Deciphering Pre-solar-storm Features Of September-2017 Storm From Global And Local Dynamics

We investigate whether global toroid patterns and the local magnetic field topology of solar active region AR12673 together can hindcast occurrence of the biggest X-flare of solar cycle (SC)-24. Magnetic toroid patterns (narrow latitude-belts warped in longitude, in which active regions are tightly bound) derived from surface distributions of active regions, prior/during AR12673 emergence, reveal that the portions of the South-toroid containing AR12673 was not tipped-away from its north-toroid counterpart at that longitude, unlike the 2003 Halloween storms scenario. During the minimum-phase there were too few emergences to determine multi-mode longitudinal toroid patterns.
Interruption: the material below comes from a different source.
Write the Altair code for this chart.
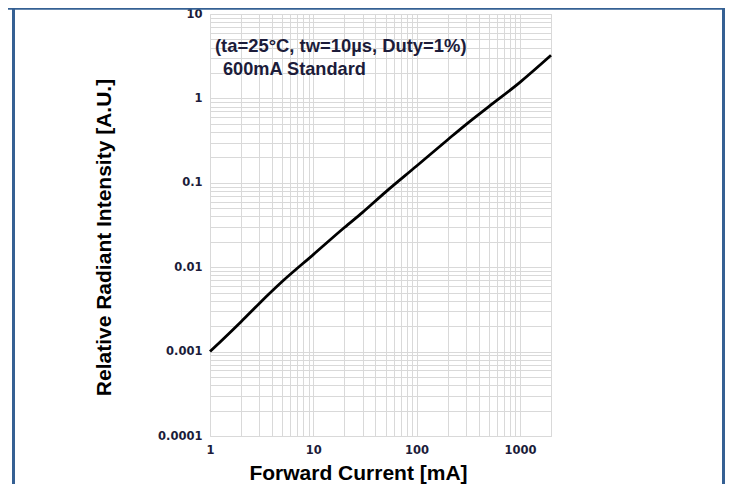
import altair as alt
import pandas as pd

# Curve data (log-log)
current_mA = [1, 2, 3, 5, 10, 20, 30, 50, 100, 200, 300, 500, 1000, 2000]
rel_intensity = [0.001, 0.00226, 0.00372, 0.00676, 0.0141, 0.0295, 0.0447, 0.0776,
                 0.158, 0.324, 0.49, 0.80, 1.55, 3.24]

# Grid / tick values
x_grid = [1, 2, 3, 4, 5, 6, 7, 8, 9,
          10, 20, 30, 40, 50, 60, 70, 80, 90,
          100, 200, 300, 400, 500, 600, 700, 800, 900,
          1000, 2000]
x_tick_labels = [1, 10, 100, 1000]
y_grid = [0.0001, 0.0002, 0.0003, 0.0004, 0.0005, 0.0006, 0.0007, 0.0008, 0.0009,
          0.001, 0.002, 0.003, 0.004, 0.005, 0.006, 0.007, 0.008, 0.009,
          0.01, 0.02, 0.03, 0.04, 0.05, 0.06, 0.07, 0.08, 0.09,
          0.1, 0.2, 0.3, 0.4, 0.5, 0.6, 0.7, 0.8, 0.9,
          1, 2, 3, 4, 5, 6, 7, 8, 9, 10]
y_tick_labels = [0.0001, 0.001, 0.01, 0.1, 1, 10]

annotation_lines = ["(ta=25°C, tw=10µs, Duty=1%)", "600mA Standard"]

df = pd.DataFrame({"current": current_mA, "intensity": rel_intensity})

def label_expr(vals):
    arr = ",".join(repr(v) for v in vals)
    return f"indexof([{arr}], datum.value) >= 0 ? datum.value + '' : ''"

GRID = "#d9d9d9"
LABEL_COLOR = "#1c1c3a"
FRAME = "#356093"

x_enc = alt.X(
    "current:Q",
    scale=alt.Scale(type="log", domain=[1, 2000], nice=False),
    axis=alt.Axis(
        values=x_grid, labelExpr=label_expr(x_tick_labels),
        grid=True, gridColor=GRID, gridWidth=1,
        domain=False, ticks=False, labelOverlap=False, labelFlush=False,
        labelFont="DejaVu Sans", labelFontWeight="bold", labelFontSize=11.5,
        labelColor=LABEL_COLOR, labelPadding=8,
        title="Forward Current [mA]", titleFont="Liberation Sans",
        titleFontWeight="bold", titleFontSize=21, titleColor="black",
        titleX=148, titleY=43.5, titleAlign="center", titleBaseline="alphabetic",
    ),
)
y_enc = alt.Y(
    "intensity:Q",
    scale=alt.Scale(type="log", domain=[0.0001, 10], nice=False),
    axis=alt.Axis(
        values=y_grid, labelExpr=label_expr(y_tick_labels),
        grid=True, gridColor=GRID, gridWidth=1,
        domain=False, ticks=False, labelOverlap=False, labelFlush=False,
        labelFont="DejaVu Sans", labelFontWeight="bold", labelFontSize=11.5,
        labelColor=LABEL_COLOR, labelPadding=8,
        title="Relative Radiant Intensity [A.U.]", titleFont="Liberation Sans",
        titleFontWeight="bold", titleFontSize=21, titleColor="black",
        titleAngle=270, titleX=-100, titleY=223, titleAlign="center",
        titleBaseline="alphabetic",
    ),
)

line = alt.Chart(df).mark_line(
    color="black", strokeWidth=2.8, interpolate="monotone"
).encode(x=x_enc, y=y_enc)

one = alt.Data(values=[{"a": 1}])
frame_left = alt.Chart(one).mark_rect(color=FRAME).encode(
    x=alt.value(-198), x2=alt.value(-195), y=alt.value(-6), y2=alt.value(480))
frame_right = alt.Chart(one).mark_rect(color=FRAME).encode(
    x=alt.value(512), x2=alt.value(515), y=alt.value(-6), y2=alt.value(480))
frame_top = alt.Chart(one).mark_rect(color=FRAME).encode(
    x=alt.value(-202), x2=alt.value(516), y=alt.value(-6), y2=alt.value(-4.2))

ann1 = alt.Chart(one).mark_text(
    text=annotation_lines[0], font="Liberation Sans", fontWeight="bold", fontSize=18.4,
    align="left", baseline="alphabetic", color=LABEL_COLOR,
).encode(x=alt.value(5), y=alt.value(38))
ann2 = alt.Chart(one).mark_text(
    text=annotation_lines[1], font="Liberation Sans", fontWeight="bold", fontSize=18.2,
    align="left", baseline="alphabetic", color=LABEL_COLOR,
).encode(x=alt.value(13), y=alt.value(61))

chart = alt.layer(frame_left, frame_right, frame_top, line, ann1, ann2).properties(
    width=341, height=422,
    autosize=alt.AutoSizeParams(type="none"),
    padding={"left": 202, "top": 6, "right": 174, "bottom": 48},
    background="white",
).configure_view(stroke=GRID, strokeWidth=1)

chart.save("out.html", embed_options={"renderer": "svg", "actions": False})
A new emergence within AR12673 produced a complex/non-potential structure, which led to rapid build-up of helicity/winding that triggered the biggest X-flare of SC-24, suggesting that this minimum-phase storm can be anticipated several hours before its occurrence. However, global patterns and local dynamics for a peak-phase storm, such as that from AR11263, behaved like 2003 Halloween storms, producing the third biggest X-flare of SC-24. AR11263 was present at the longitude where the North/South toroids tipped-away from each other. While global toroid patterns indicate that pre-storm features can be forecast with a lead-time of a few months, its application on observational data can be complicated by complex interactions with turbulent flows. Complex/non-potential field structure development hours before the storm are necessary for short term prediction. We infer that minimum-phase storms cannot be forecast accurately more than a few hours ahead, while flare-prone active regions in peak-phase may be anticipated much earlier, possibly months ahead from global toroid patterns.